● Short task: Exclude the pictures, then copy all remaining records exactly.

● Listed entries:
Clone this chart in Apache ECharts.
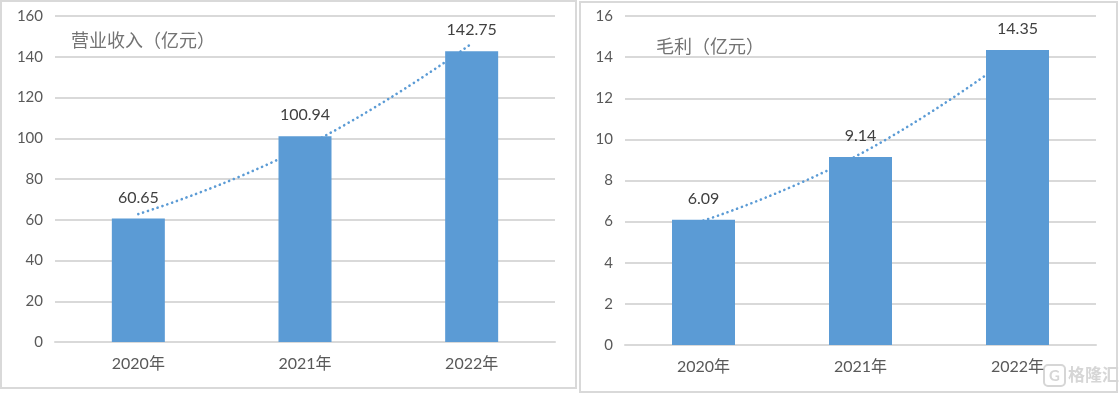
<!DOCTYPE html>
<html>
<head>
<meta charset="utf-8">
<script src="https://cdn.jsdelivr.net/npm/echarts@6/dist/echarts.min.js"></script>
<style>
html,body{margin:0;padding:0;background:#fff;}
#c{width:1119px;height:393px;}
</style>
</head>
<body>
<div id="c"></div>
<script>
var categories = ['2020年', '2021年', '2022年'];
var revenue = [60.65, 100.94, 142.75];
var revenueTrend = [62.8, 96.0, 146.5];
var grossProfit = [6.09, 9.14, 14.35];
var profitTrend = [6.05, 9.3, 14.25];
var titles = ['营业收入（亿元）', '毛利（亿元）'];

var FONT = "Lato, 'Noto Sans CJK SC', sans-serif";
var BLUE = '#5b9bd5';
var GRID = '#d9d9d9';

var chart = echarts.init(document.getElementById('c'), null, {renderer: 'canvas'});

function xAxis(idx) {
  return {
    type: 'category', gridIndex: idx, data: categories,
    axisLine: {lineStyle: {color: GRID, width: 2}},
    axisTick: {show: false},
    axisLabel: {color: '#595959', fontSize: 16, fontFamily: FONT, margin: 14}
  };
}
function yAxis(idx, max, interval) {
  return {
    type: 'value', gridIndex: idx, min: 0, max: max, interval: interval,
    axisLine: {show: false}, axisTick: {show: false},
    axisLabel: {color: '#595959', fontSize: 15, fontFamily: FONT, margin: 12},
    splitLine: {lineStyle: {color: GRID, width: 2}}
  };
}
function barSeries(idx, data, w) {
  return {
    type: 'bar', xAxisIndex: idx, yAxisIndex: idx, data: data, barWidth: w, z: 3,
    itemStyle: {color: BLUE},
    label: {show: true, position: 'top', distance: 13, color: '#404040', fontSize: 16, fontFamily: FONT}
  };
}
function trendSeries(idx, data) {
  return {
    type: 'line', xAxisIndex: idx, yAxisIndex: idx, data: data, z: 2,
    smooth: true, symbol: 'none', silent: true,
    lineStyle: {color: BLUE, width: 2.6, type: [0.1, 5], cap: 'round'}
  };
}

chart.setOption({
  animation: false,
  title: [
    {text: titles[0], left: 66, top: 27, textStyle: {color: '#737373', fontSize: 18, fontWeight: 'normal', fontFamily: FONT}},
    {text: titles[1], left: 651, top: 33, textStyle: {color: '#737373', fontSize: 18, fontWeight: 'normal', fontFamily: FONT}}
  ],
  grid: [
    {left: 55, right: 564, top: 16, bottom: 51},
    {left: 625, right: 23, top: 16, bottom: 48}
  ],
  xAxis: [xAxis(0), xAxis(1)],
  yAxis: [yAxis(0, 160, 20), yAxis(1, 16, 2)],
  series: [
    trendSeries(0, revenueTrend),
    barSeries(0, revenue, 53),
    trendSeries(1, profitTrend),
    barSeries(1, grossProfit, 63)
  ],
  graphic: [
    {type: 'rect', shape: {x: 1, y: 1, width: 575, height: 387}, style: {fill: 'none', stroke: GRID, lineWidth: 2}, silent: true},
    {type: 'rect', shape: {x: 580, y: 2, width: 537, height: 390}, style: {fill: 'none', stroke: GRID, lineWidth: 2}, silent: true},
    {type: 'rect', shape: {x: 1044, y: 365, width: 21, height: 21, r: 4}, style: {fill: 'none', stroke: '#d6d6d6', lineWidth: 2}, silent: true},
    {type: 'text', x: 1054.5, y: 376, style: {text: 'G', fill: '#d6d6d6', font: 'bold 15px ' + FONT, textAlign: 'center', textVerticalAlign: 'middle'}, silent: true},
    {type: 'text', x: 1068, y: 376, style: {text: '格隆汇', fill: '#d6d6d6', font: 'bold 17px ' + FONT, textVerticalAlign: 'middle'}, silent: true}
  ]
});
</script>
</body>
</html>
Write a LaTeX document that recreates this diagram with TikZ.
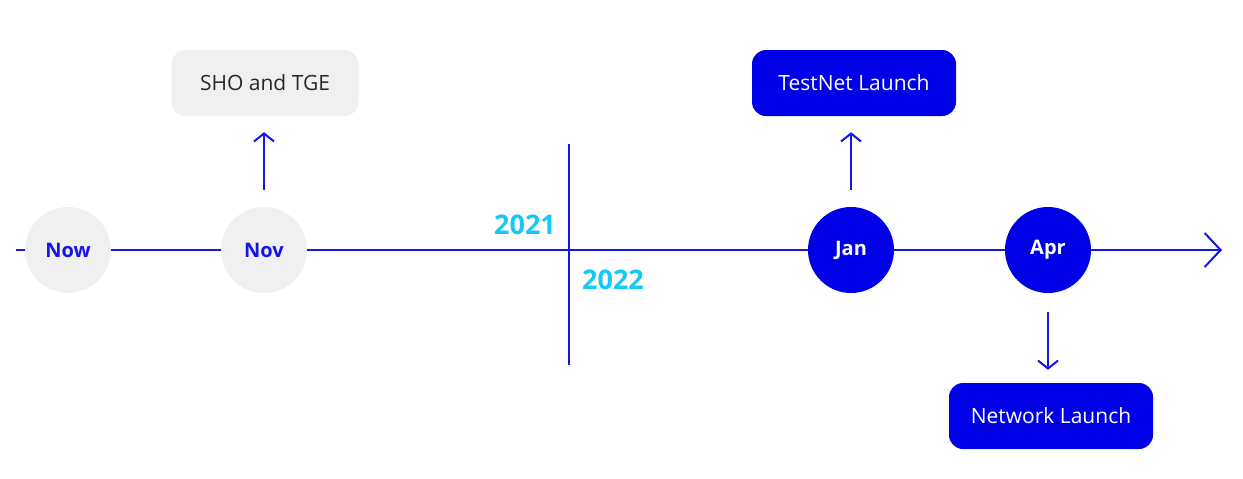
\documentclass[tikz,border=0pt]{standalone}
\usepackage{fontspec}
\setmainfont{Open Sans}
\usetikzlibrary{arrows.meta}
\definecolor{tlblue}{RGB}{20,20,235}
\definecolor{boxblue}{RGB}{0,0,230}
\definecolor{lightgray}{RGB}{240,240,240}
\definecolor{yearcyan}{RGB}{20,200,250}
\definecolor{darktext}{RGB}{40,40,40}
\tikzset{
  greycirc/.style={circle, fill=lightgray, minimum size=86pt, inner sep=0pt, text=tlblue, font=\fontsize{20}{23}\selectfont\bfseries},
  bluecirc/.style={circle, fill=boxblue, minimum size=86pt, inner sep=0pt, text=white, font=\fontsize{20}{23}\selectfont\bfseries},
  greybox/.style={rounded corners=14pt, fill=lightgray, minimum height=66pt, text=darktext, font=\fontsize{21}{24}\selectfont},
  bluebox/.style={rounded corners=14pt, fill=boxblue, minimum height=66pt, text=white, font=\fontsize{21}{24}\selectfont},
  tl/.style={draw=tlblue, line width=2pt},
  conn/.style={draw=tlblue, line width=2pt, -{Straight Barb[length=8pt, width=20pt, line width=2pt]}},
  year/.style={text=yearcyan, font=\fontsize{27}{30}\selectfont\bfseries}
}
\begin{document}
\begin{tikzpicture}[x=1pt,y=-1pt]
\useasboundingbox (0,0) rectangle (1243,479);
\coordinate (start) at (16,250);
\coordinate (end) at (1222,250);
\coordinate (vtop) at (569,144);
\coordinate (vbot) at (569,365);
\draw[tl, -{Straight Barb[length=16pt, width=34pt, line width=2pt]}] (start) -- (end);
\draw[tl] (vtop) -- (vbot);
\node[greycirc] (now) at (68,250) {Now};
\node[greycirc] (nov) at (264,250) {Nov};
\node[bluecirc] (jan) at (851,250) {Jan};
\node[bluecirc] (apr) at (1048,250) {Apr};
\node[greybox, minimum width=187pt] (sho) at (265,83) {SHO and TGE};
\node[bluebox, minimum width=204pt] (test) at (854,83) {TestNet Launch};
\node[bluebox, minimum width=204pt] (net) at (1051,416) {Network Launch};
\node[year] (y21) at (525,225) {2021};
\node[year] (y22) at (613,280) {2022};
\draw[conn, shorten <=17pt, shorten >=16pt] (nov.north) -- (nov.north |- sho.south);
\draw[conn, shorten <=17pt, shorten >=16pt] (jan.north) -- (jan.north |- test.south);
\draw[conn, shorten <=19pt, shorten >=13pt] (apr.south) -- (apr.south |- net.north);
\end{tikzpicture}
\end{document}
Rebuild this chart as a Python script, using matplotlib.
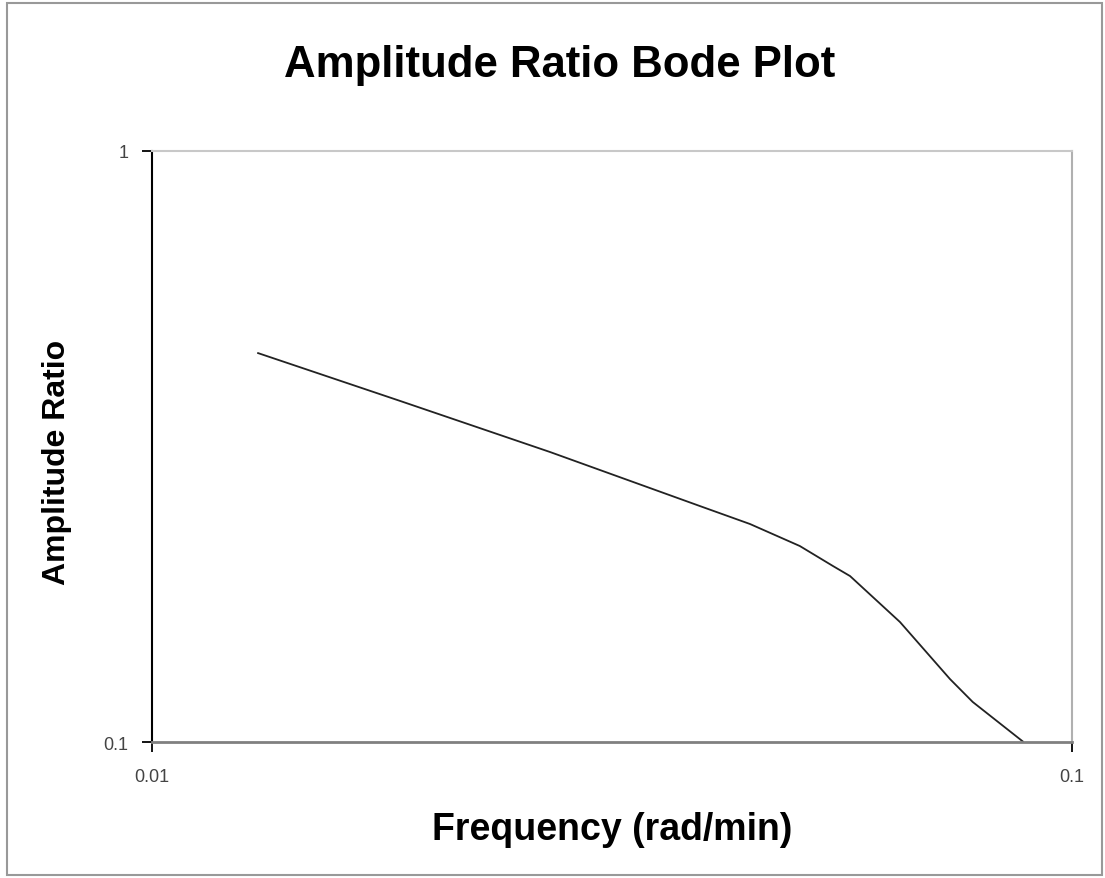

● Problem solution:
Clone this chart in Apache ECharts.
<!DOCTYPE html>
<html>
<head>
<meta charset="utf-8">
<script src="https://cdn.jsdelivr.net/npm/echarts@6/dist/echarts.min.js"></script>
<style>
html,body{margin:0;padding:0;background:#fff;}
#c{width:1119px;height:393px;}
</style>
</head>
<body>
<div id="c"></div>
<script>
var categories = ['2020年', '2021年', '2022年'];
var revenue = [60.65, 100.94, 142.75];
var revenueTrend = [62.8, 96.0, 146.5];
var grossProfit = [6.09, 9.14, 14.35];
var profitTrend = [6.05, 9.3, 14.25];
var titles = ['营业收入（亿元）', '毛利（亿元）'];

var FONT = "Lato, 'Noto Sans CJK SC', sans-serif";
var BLUE = '#5b9bd5';
var GRID = '#d9d9d9';

var chart = echarts.init(document.getElementById('c'), null, {renderer: 'canvas'});

function xAxis(idx) {
  return {
    type: 'category', gridIndex: idx, data: categories,
    axisLine: {lineStyle: {color: GRID, width: 2}},
    axisTick: {show: false},
    axisLabel: {color: '#595959', fontSize: 16, fontFamily: FONT, margin: 14}
  };
}
function yAxis(idx, max, interval) {
  return {
    type: 'value', gridIndex: idx, min: 0, max: max, interval: interval,
    axisLine: {show: false}, axisTick: {show: false},
    axisLabel: {color: '#595959', fontSize: 15, fontFamily: FONT, margin: 12},
    splitLine: {lineStyle: {color: GRID, width: 2}}
  };
}
function barSeries(idx, data, w) {
  return {
    type: 'bar', xAxisIndex: idx, yAxisIndex: idx, data: data, barWidth: w, z: 3,
    itemStyle: {color: BLUE},
    label: {show: true, position: 'top', distance: 13, color: '#404040', fontSize: 16, fontFamily: FONT}
  };
}
function trendSeries(idx, data) {
  return {
    type: 'line', xAxisIndex: idx, yAxisIndex: idx, data: data, z: 2,
    smooth: true, symbol: 'none', silent: true,
    lineStyle: {color: BLUE, width: 2.6, type: [0.1, 5], cap: 'round'}
  };
}

chart.setOption({
  animation: false,
  title: [
    {text: titles[0], left: 66, top: 27, textStyle: {color: '#737373', fontSize: 18, fontWeight: 'normal', fontFamily: FONT}},
    {text: titles[1], left: 651, top: 33, textStyle: {color: '#737373', fontSize: 18, fontWeight: 'normal', fontFamily: FONT}}
  ],
  grid: [
    {left: 55, right: 564, top: 16, bottom: 51},
    {left: 625, right: 23, top: 16, bottom: 48}
  ],
  xAxis: [xAxis(0), xAxis(1)],
  yAxis: [yAxis(0, 160, 20), yAxis(1, 16, 2)],
  series: [
    trendSeries(0, revenueTrend),
    barSeries(0, revenue, 53),
    trendSeries(1, profitTrend),
    barSeries(1, grossProfit, 63)
  ],
  graphic: [
    {type: 'rect', shape: {x: 1, y: 1, width: 575, height: 387}, style: {fill: 'none', stroke: GRID, lineWidth: 2}, silent: true},
    {type: 'rect', shape: {x: 580, y: 2, width: 537, height: 390}, style: {fill: 'none', stroke: GRID, lineWidth: 2}, silent: true},
    {type: 'rect', shape: {x: 1044, y: 365, width: 21, height: 21, r: 4}, style: {fill: 'none', stroke: '#d6d6d6', lineWidth: 2}, silent: true},
    {type: 'text', x: 1054.5, y: 376, style: {text: 'G', fill: '#d6d6d6', font: 'bold 15px ' + FONT, textAlign: 'center', textVerticalAlign: 'middle'}, silent: true},
    {type: 'text', x: 1068, y: 376, style: {text: '格隆汇', fill: '#d6d6d6', font: 'bold 17px ' + FONT, textVerticalAlign: 'middle'}, silent: true}
  ]
});
</script>
</body>
</html>
Write a LaTeX document that recreates this diagram with TikZ.
\documentclass[tikz,border=0pt]{standalone}
\usepackage{fontspec}
\setmainfont{Open Sans}
\usetikzlibrary{arrows.meta}
\definecolor{tlblue}{RGB}{20,20,235}
\definecolor{boxblue}{RGB}{0,0,230}
\definecolor{lightgray}{RGB}{240,240,240}
\definecolor{yearcyan}{RGB}{20,200,250}
\definecolor{darktext}{RGB}{40,40,40}
\tikzset{
  greycirc/.style={circle, fill=lightgray, minimum size=86pt, inner sep=0pt, text=tlblue, font=\fontsize{20}{23}\selectfont\bfseries},
  bluecirc/.style={circle, fill=boxblue, minimum size=86pt, inner sep=0pt, text=white, font=\fontsize{20}{23}\selectfont\bfseries},
  greybox/.style={rounded corners=14pt, fill=lightgray, minimum height=66pt, text=darktext, font=\fontsize{21}{24}\selectfont},
  bluebox/.style={rounded corners=14pt, fill=boxblue, minimum height=66pt, text=white, font=\fontsize{21}{24}\selectfont},
  tl/.style={draw=tlblue, line width=2pt},
  conn/.style={draw=tlblue, line width=2pt, -{Straight Barb[length=8pt, width=20pt, line width=2pt]}},
  year/.style={text=yearcyan, font=\fontsize{27}{30}\selectfont\bfseries}
}
\begin{document}
\begin{tikzpicture}[x=1pt,y=-1pt]
\useasboundingbox (0,0) rectangle (1243,479);
\coordinate (start) at (16,250);
\coordinate (end) at (1222,250);
\coordinate (vtop) at (569,144);
\coordinate (vbot) at (569,365);
\draw[tl, -{Straight Barb[length=16pt, width=34pt, line width=2pt]}] (start) -- (end);
\draw[tl] (vtop) -- (vbot);
\node[greycirc] (now) at (68,250) {Now};
\node[greycirc] (nov) at (264,250) {Nov};
\node[bluecirc] (jan) at (851,250) {Jan};
\node[bluecirc] (apr) at (1048,250) {Apr};
\node[greybox, minimum width=187pt] (sho) at (265,83) {SHO and TGE};
\node[bluebox, minimum width=204pt] (test) at (854,83) {TestNet Launch};
\node[bluebox, minimum width=204pt] (net) at (1051,416) {Network Launch};
\node[year] (y21) at (525,225) {2021};
\node[year] (y22) at (613,280) {2022};
\draw[conn, shorten <=17pt, shorten >=16pt] (nov.north) -- (nov.north |- sho.south);
\draw[conn, shorten <=17pt, shorten >=16pt] (jan.north) -- (jan.north |- test.south);
\draw[conn, shorten <=19pt, shorten >=13pt] (apr.south) -- (apr.south |- net.north);
\end{tikzpicture}
\end{document}
Rebuild this chart as a Python script, using matplotlib.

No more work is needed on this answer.